Chronic recurring ankle injuries are one of the most common complaints at chartered physiotherapy clinics.  Athletes commonly complain of an initial incident of “twisting” or “rolling over” of the ankle which is followed by season after season of similar less severe incidents necessitating further periods of absence from sport.  This is inevitably a source of frustration for athletes who just want to get on with their season.  So why does it happen?  The answer is that your initial ankle injury was probably never correctly rehabilitated.

The most commonly injured structures when you twist your ankle are the ligaments which support the outside of your ankle joint.  This type of injury is what doctors and physios call an inversion injury of the ankle.  There are three major ligaments supporting the outside of the ankle – the anterior talo-fibular ligament (ATFL), the posterior talo-fibular ligament (PTFL) and the calcaneo-fibular ligament.  Of these the vast majority of injuries occur to the anterior talo-fibular ligament (ATFL).

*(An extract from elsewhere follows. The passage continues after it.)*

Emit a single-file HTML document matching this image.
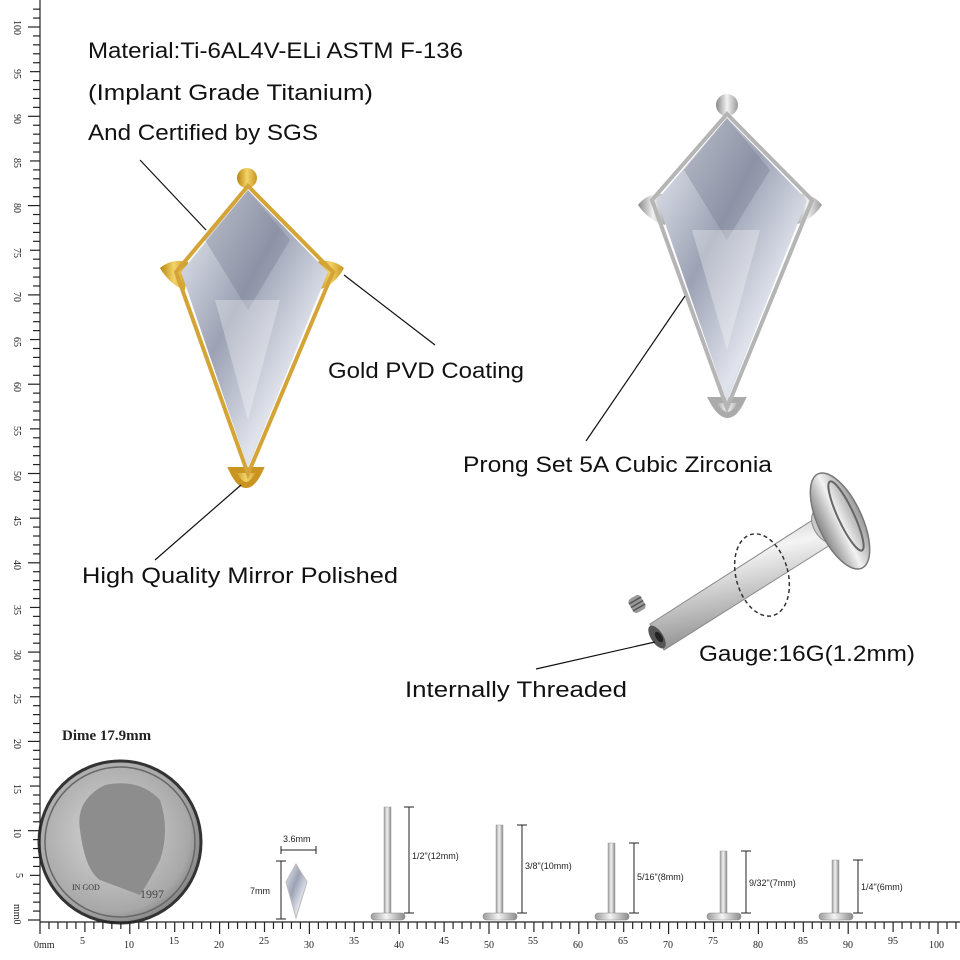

The integrity of the ankle joint depends on fully functional ligaments to support it.  The ligaments, muscles and tendons surrounding the ankle, more so than any other joint play a vital role in maintaining a neutral joint position and in providing internal feedback on the position of the joint.  Your ability to sense the position of your ankle joint in space, known as proprioception, is therefore hampered when the ankle ligaments are injured.  Without adequate awareness of the position of our joints in space you become more susceptible to injury.  Combine this increased susceptibility to injury based on poorer awareness of our joint position in space, with an already injured ankle ligament and the likelihood of re-injury is significant.

So what can be done?  Once the initial ligament injury has been effectively rehabilitated, it’s essential that the athlete progresses through a phased proprioception training programme.  Ankle proprioception programmes aim to increase our awareness of the position of our joints in space.  They include various balance drills initially such as single leg hopping or balancing on one foot and can progress to more challenging drills including wobble boards once the proprioception improves.

The chronic ankle injury will not fully resolve and become functional in dynamic activities until a comprehensive rehabilitation programme has been completed and athletes risk season after season of recurring problems and frustration until the problem is effectively remedied.